--- begin ---
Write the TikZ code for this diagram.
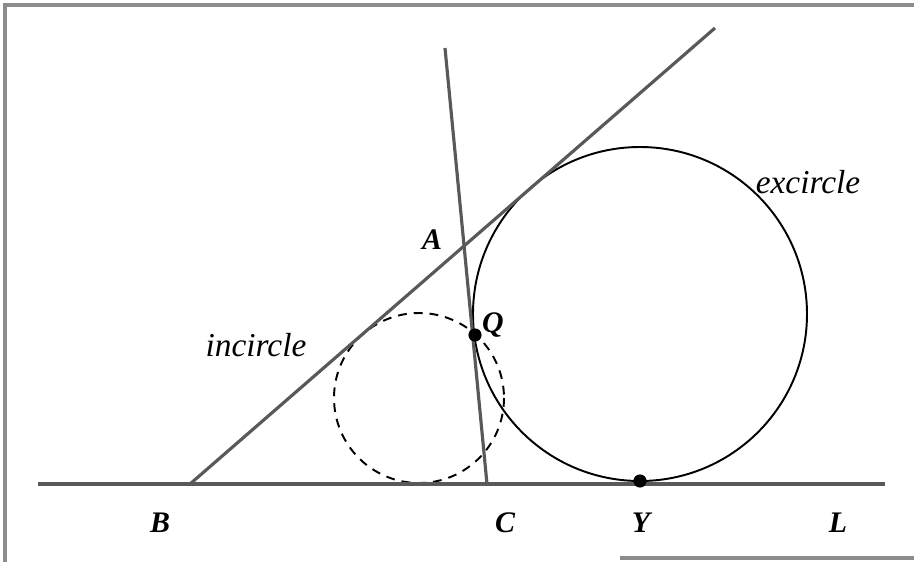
\documentclass[tikz,border=0pt]{standalone}
\usepackage{fontspec}
\setmainfont{Liberation Serif}
\usepackage{tikz}
\usepackage{xcolor}

\begin{document}
\begin{tikzpicture}[x=0.02cm,y=-0.02cm,
  side/.style={draw=black!65,line width=1.8pt},
  circ/.style={draw=black,line width=1.1pt},
  pt/.style={fill=black,circle,inner sep=0pt,minimum size=7.5pt},
  lab/.style={font=\fontsize{17}{17}\selectfont\bfseries\itshape},
  word/.style={font=\fontsize{19}{19}\selectfont\itshape}]
  \useasboundingbox (0,0) rectangle (914,562);
  \draw[black!45,line width=2pt] (5,562) -- (5,5) -- (914,5); \draw[black!45,line width=2pt] (620,558) -- (914,558);
  % points
  \coordinate (l0) at (38,484); \coordinate (l1) at (885,484);
  \coordinate (B) at (190,484); \coordinate (P) at (715,28);
  \coordinate (T) at (445,48); \coordinate (C) at (487,484);
  % circles
  \draw[circ,dashed,dash pattern=on 5pt off 4pt] (419,398) circle (85);
  \draw[circ] (640,314) circle (167);
  % lines
  \draw[side] (l0) -- (l1); \draw[side] (B) -- (P); \draw[side] (T) -- (C);
  \node[pt] (Q) at (475,335) {}; \node[pt] (Y) at (640,481) {};
  % labels
  \node[lab] (a) at (432,240) {A}; \node[lab] (q) at (493,325) {Q};
  \node[lab] (b) at (160,523) {B}; \node[lab] (c) at (505,523) {C}; \node[lab] (y) at (641,523) {Y}; \node[lab] (l) at (838,523) {L};
  \node[word] (ic) at (256,345) {incircle}; \node[word] (ec) at (808,182) {excircle};
\end{tikzpicture}
\end{document}
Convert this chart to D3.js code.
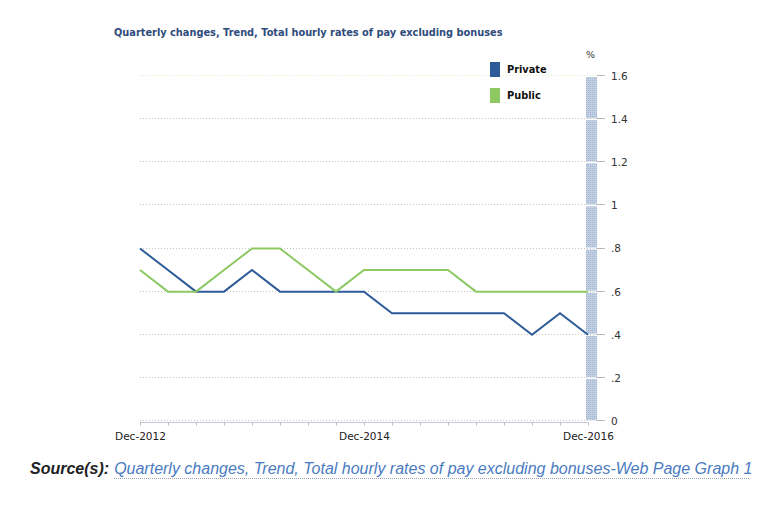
<!DOCTYPE html>
<html>
<head>
<meta charset="utf-8">
<script src="https://cdn.jsdelivr.net/npm/d3@7"></script>
<style>
  body { margin: 0; background: #fff; }
  svg { display: block; }
</style>
</head>
<body>
<div id="chart"></div>
<script>
// quarters, Dec-2012 .. Dec-2016
const quarters = ['Dec-2012','Mar-2013','Jun-2013','Sep-2013','Dec-2013','Mar-2014','Jun-2014','Sep-2014',
  'Dec-2014','Mar-2015','Jun-2015','Sep-2015','Dec-2015','Mar-2016','Jun-2016','Sep-2016','Dec-2016'];
const privateVals = [0.8,0.7,0.6,0.6,0.7,0.6,0.6,0.6,0.6,0.5,0.5,0.5,0.5,0.5,0.4,0.5,0.4];
const publicVals  = [0.7,0.6,0.6,0.7,0.8,0.8,0.7,0.6,0.7,0.7,0.7,0.7,0.6,0.6,0.6,0.6,0.6];
const yTicks = [0,0.2,0.4,0.6,0.8,1,1.2,1.4,1.6];
const xLabels = ['Dec-2012','Dec-2014','Dec-2016'];
const seriesNames = ['Private','Public'];
const colours = ['#2d5b98','#8dc863'];

const W = 771, H = 512;
const svg = d3.select('#chart').append('svg').attr('width', W).attr('height', H);

const x = d3.scalePoint().domain(quarters).range([140, 588]);
const y = d3.scaleLinear().domain([0, 1.6]).range([421, 76]);

// title
svg.append('text')
  .attr('x', 114).attr('y', 36)
  .style('font-family', 'DejaVu Sans, Verdana, sans-serif')
  .style('font-weight', 'bold')
  .style('font-size', '9.8px')
  .style('fill', '#2e4b7c')
  .text('Quarterly changes, Trend, Total hourly rates of pay excluding bonuses');

// hatch pattern for the right axis bar
const defs = svg.append('defs');
const pat = defs.append('pattern').attr('id', 'hatch')
  .attr('width', 2).attr('height', 2).attr('patternUnits', 'userSpaceOnUse');
pat.append('rect').attr('width', 2).attr('height', 2).attr('fill', '#c2cfe2');
pat.append('rect').attr('width', 1).attr('height', 1).attr('fill', '#a3b6d2');

// gridlines
svg.append('g').selectAll('line')
  .data(yTicks)
  .join('line')
  .attr('x1', 140).attr('x2', 600)
  .attr('y1', d => Math.round(y(d)) - 0.5).attr('y2', d => Math.round(y(d)) - 0.5)
  .attr('stroke', d => d === 1.6 ? '#dcefb8' : '#c4c4c4')
  .attr('stroke-dasharray', '1,2');

// right axis bar, split at gridlines
const segs = d3.pairs(yTicks);
svg.append('g').selectAll('rect')
  .data(segs)
  .join('rect')
  .attr('x', 586).attr('width', 11)
  .attr('y', d => y(d[1]) + 1)
  .attr('height', d => y(d[0]) - y(d[1]) - 2)
  .attr('fill', 'url(#hatch)');

// right axis
const yAxis = d3.axisRight(y)
  .tickValues(yTicks)
  .tickSize(0)
  .tickPadding(0)
  .tickFormat(d => d === 0 ? '0' : (d < 1 ? d3.format('.1f')(d).replace(/^0/, '') : d3.format('')(d)));
const ya = svg.append('g').attr('transform', 'translate(611,0)').call(yAxis);
ya.select('.domain').remove();
ya.selectAll('text')
  .style('font-family', 'DejaVu Sans, Verdana, sans-serif')
  .style('font-size', '10.5px')
  .style('fill', '#333');
svg.append('g').selectAll('line')
  .data(yTicks)
  .join('line')
  .attr('x1', 597).attr('x2', 605)
  .attr('y1', d => Math.round(y(d)) - 0.5).attr('y2', d => Math.round(y(d)) - 0.5)
  .attr('stroke', '#b9b9b9');

svg.append('text')
  .attr('x', 586).attr('y', 58)
  .style('font-family', 'DejaVu Sans, Verdana, sans-serif')
  .style('font-size', '9.5px')
  .style('fill', '#333')
  .text('%');

// bottom axis
const xAxis = d3.axisBottom(x).tickSize(3).tickFormat(d => xLabels.includes(d) ? d : '');
const xa = svg.append('g').attr('transform', 'translate(0,422.5)').call(xAxis);
xa.select('.domain').attr('stroke', '#c3cad6').attr('d', 'M140,0H588');
xa.selectAll('.tick line').attr('stroke', '#b5bcc8');
xa.selectAll('text')
  .attr('dy', '1.1em')
  .style('font-family', 'DejaVu Sans, Verdana, sans-serif')
  .style('font-size', '10.5px')
  .style('fill', '#222');

// lines
const line = d3.line().x((d, i) => x(quarters[i])).y(d => y(d));
[privateVals, publicVals].forEach((vals, k) => {
  svg.append('path')
    .datum(vals)
    .attr('d', line)
    .attr('fill', 'none')
    .attr('stroke', colours[k])
    .attr('stroke-width', 2);
});

// legend
const lg = svg.append('g').selectAll('g')
  .data(seriesNames)
  .join('g')
  .attr('transform', (d, i) => `translate(490,${62 + i * 26})`);
lg.append('rect').attr('width', 10).attr('height', 15).attr('fill', (d, i) => colours[i]);
lg.append('text')
  .attr('x', 17).attr('y', 11)
  .style('font-family', 'DejaVu Sans, Verdana, sans-serif')
  .style('font-weight', 'bold')
  .style('font-size', '9.8px')
  .style('fill', '#111')
  .text(d => d);

// source line
const src = svg.append('text')
  .attr('x', 30).attr('y', 474)
  .style('font-family', 'Liberation Sans, Arial, sans-serif')
  .style('font-style', 'italic')
  .style('font-size', '16px');
src.append('tspan').style('font-weight', 'bold').style('fill', '#222').text('Source(s):');
src.append('tspan').attr('dx', 5).style('fill', '#4a7bbf')
  .text('Quarterly changes, Trend, Total hourly rates of pay excluding bonuses-Web Page Graph 1');
svg.append('line')
  .attr('x1', 114).attr('x2', 750).attr('y1', 478.5).attr('y2', 478.5)
  .attr('stroke', '#9aa6b8').attr('stroke-dasharray', '1,1');
</script>
</body>
</html>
--- end ---
Exercise
Leaving aside the images, write out the entries above word for word.

Solved problem
Write the TikZ code for this diagram.
\documentclass[tikz,border=0pt]{standalone}
\usepackage{fontspec}
\setmainfont{Liberation Serif}
\usepackage{tikz}
\usepackage{xcolor}

\begin{document}
\begin{tikzpicture}[x=0.02cm,y=-0.02cm,
  side/.style={draw=black!65,line width=1.8pt},
  circ/.style={draw=black,line width=1.1pt},
  pt/.style={fill=black,circle,inner sep=0pt,minimum size=7.5pt},
  lab/.style={font=\fontsize{17}{17}\selectfont\bfseries\itshape},
  word/.style={font=\fontsize{19}{19}\selectfont\itshape}]
  \useasboundingbox (0,0) rectangle (914,562);
  \draw[black!45,line width=2pt] (5,562) -- (5,5) -- (914,5); \draw[black!45,line width=2pt] (620,558) -- (914,558);
  % points
  \coordinate (l0) at (38,484); \coordinate (l1) at (885,484);
  \coordinate (B) at (190,484); \coordinate (P) at (715,28);
  \coordinate (T) at (445,48); \coordinate (C) at (487,484);
  % circles
  \draw[circ,dashed,dash pattern=on 5pt off 4pt] (419,398) circle (85);
  \draw[circ] (640,314) circle (167);
  % lines
  \draw[side] (l0) -- (l1); \draw[side] (B) -- (P); \draw[side] (T) -- (C);
  \node[pt] (Q) at (475,335) {}; \node[pt] (Y) at (640,481) {};
  % labels
  \node[lab] (a) at (432,240) {A}; \node[lab] (q) at (493,325) {Q};
  \node[lab] (b) at (160,523) {B}; \node[lab] (c) at (505,523) {C}; \node[lab] (y) at (641,523) {Y}; \node[lab] (l) at (838,523) {L};
  \node[word] (ic) at (256,345) {incircle}; \node[word] (ec) at (808,182) {excircle};
\end{tikzpicture}
\end{document}
Convert this chart to D3.js code.
<!DOCTYPE html>
<html>
<head>
<meta charset="utf-8">
<script src="https://cdn.jsdelivr.net/npm/d3@7"></script>
<style>
  body { margin: 0; background: #fff; }
  svg { display: block; }
</style>
</head>
<body>
<div id="chart"></div>
<script>
// quarters, Dec-2012 .. Dec-2016
const quarters = ['Dec-2012','Mar-2013','Jun-2013','Sep-2013','Dec-2013','Mar-2014','Jun-2014','Sep-2014',
  'Dec-2014','Mar-2015','Jun-2015','Sep-2015','Dec-2015','Mar-2016','Jun-2016','Sep-2016','Dec-2016'];
const privateVals = [0.8,0.7,0.6,0.6,0.7,0.6,0.6,0.6,0.6,0.5,0.5,0.5,0.5,0.5,0.4,0.5,0.4];
const publicVals  = [0.7,0.6,0.6,0.7,0.8,0.8,0.7,0.6,0.7,0.7,0.7,0.7,0.6,0.6,0.6,0.6,0.6];
const yTicks = [0,0.2,0.4,0.6,0.8,1,1.2,1.4,1.6];
const xLabels = ['Dec-2012','Dec-2014','Dec-2016'];
const seriesNames = ['Private','Public'];
const colours = ['#2d5b98','#8dc863'];

const W = 771, H = 512;
const svg = d3.select('#chart').append('svg').attr('width', W).attr('height', H);

const x = d3.scalePoint().domain(quarters).range([140, 588]);
const y = d3.scaleLinear().domain([0, 1.6]).range([421, 76]);

// title
svg.append('text')
  .attr('x', 114).attr('y', 36)
  .style('font-family', 'DejaVu Sans, Verdana, sans-serif')
  .style('font-weight', 'bold')
  .style('font-size', '9.8px')
  .style('fill', '#2e4b7c')
  .text('Quarterly changes, Trend, Total hourly rates of pay excluding bonuses');

// hatch pattern for the right axis bar
const defs = svg.append('defs');
const pat = defs.append('pattern').attr('id', 'hatch')
  .attr('width', 2).attr('height', 2).attr('patternUnits', 'userSpaceOnUse');
pat.append('rect').attr('width', 2).attr('height', 2).attr('fill', '#c2cfe2');
pat.append('rect').attr('width', 1).attr('height', 1).attr('fill', '#a3b6d2');

// gridlines
svg.append('g').selectAll('line')
  .data(yTicks)
  .join('line')
  .attr('x1', 140).attr('x2', 600)
  .attr('y1', d => Math.round(y(d)) - 0.5).attr('y2', d => Math.round(y(d)) - 0.5)
  .attr('stroke', d => d === 1.6 ? '#dcefb8' : '#c4c4c4')
  .attr('stroke-dasharray', '1,2');

// right axis bar, split at gridlines
const segs = d3.pairs(yTicks);
svg.append('g').selectAll('rect')
  .data(segs)
  .join('rect')
  .attr('x', 586).attr('width', 11)
  .attr('y', d => y(d[1]) + 1)
  .attr('height', d => y(d[0]) - y(d[1]) - 2)
  .attr('fill', 'url(#hatch)');

// right axis
const yAxis = d3.axisRight(y)
  .tickValues(yTicks)
  .tickSize(0)
  .tickPadding(0)
  .tickFormat(d => d === 0 ? '0' : (d < 1 ? d3.format('.1f')(d).replace(/^0/, '') : d3.format('')(d)));
const ya = svg.append('g').attr('transform', 'translate(611,0)').call(yAxis);
ya.select('.domain').remove();
ya.selectAll('text')
  .style('font-family', 'DejaVu Sans, Verdana, sans-serif')
  .style('font-size', '10.5px')
  .style('fill', '#333');
svg.append('g').selectAll('line')
  .data(yTicks)
  .join('line')
  .attr('x1', 597).attr('x2', 605)
  .attr('y1', d => Math.round(y(d)) - 0.5).attr('y2', d => Math.round(y(d)) - 0.5)
  .attr('stroke', '#b9b9b9');

svg.append('text')
  .attr('x', 586).attr('y', 58)
  .style('font-family', 'DejaVu Sans, Verdana, sans-serif')
  .style('font-size', '9.5px')
  .style('fill', '#333')
  .text('%');

// bottom axis
const xAxis = d3.axisBottom(x).tickSize(3).tickFormat(d => xLabels.includes(d) ? d : '');
const xa = svg.append('g').attr('transform', 'translate(0,422.5)').call(xAxis);
xa.select('.domain').attr('stroke', '#c3cad6').attr('d', 'M140,0H588');
xa.selectAll('.tick line').attr('stroke', '#b5bcc8');
xa.selectAll('text')
  .attr('dy', '1.1em')
  .style('font-family', 'DejaVu Sans, Verdana, sans-serif')
  .style('font-size', '10.5px')
  .style('fill', '#222');

// lines
const line = d3.line().x((d, i) => x(quarters[i])).y(d => y(d));
[privateVals, publicVals].forEach((vals, k) => {
  svg.append('path')
    .datum(vals)
    .attr('d', line)
    .attr('fill', 'none')
    .attr('stroke', colours[k])
    .attr('stroke-width', 2);
});

// legend
const lg = svg.append('g').selectAll('g')
  .data(seriesNames)
  .join('g')
  .attr('transform', (d, i) => `translate(490,${62 + i * 26})`);
lg.append('rect').attr('width', 10).attr('height', 15).attr('fill', (d, i) => colours[i]);
lg.append('text')
  .attr('x', 17).attr('y', 11)
  .style('font-family', 'DejaVu Sans, Verdana, sans-serif')
  .style('font-weight', 'bold')
  .style('font-size', '9.8px')
  .style('fill', '#111')
  .text(d => d);

// source line
const src = svg.append('text')
  .attr('x', 30).attr('y', 474)
  .style('font-family', 'Liberation Sans, Arial, sans-serif')
  .style('font-style', 'italic')
  .style('font-size', '16px');
src.append('tspan').style('font-weight', 'bold').style('fill', '#222').text('Source(s):');
src.append('tspan').attr('dx', 5).style('fill', '#4a7bbf')
  .text('Quarterly changes, Trend, Total hourly rates of pay excluding bonuses-Web Page Graph 1');
svg.append('line')
  .attr('x1', 114).attr('x2', 750).attr('y1', 478.5).attr('y2', 478.5)
  .attr('stroke', '#9aa6b8').attr('stroke-dasharray', '1,1');
</script>
</body>
</html>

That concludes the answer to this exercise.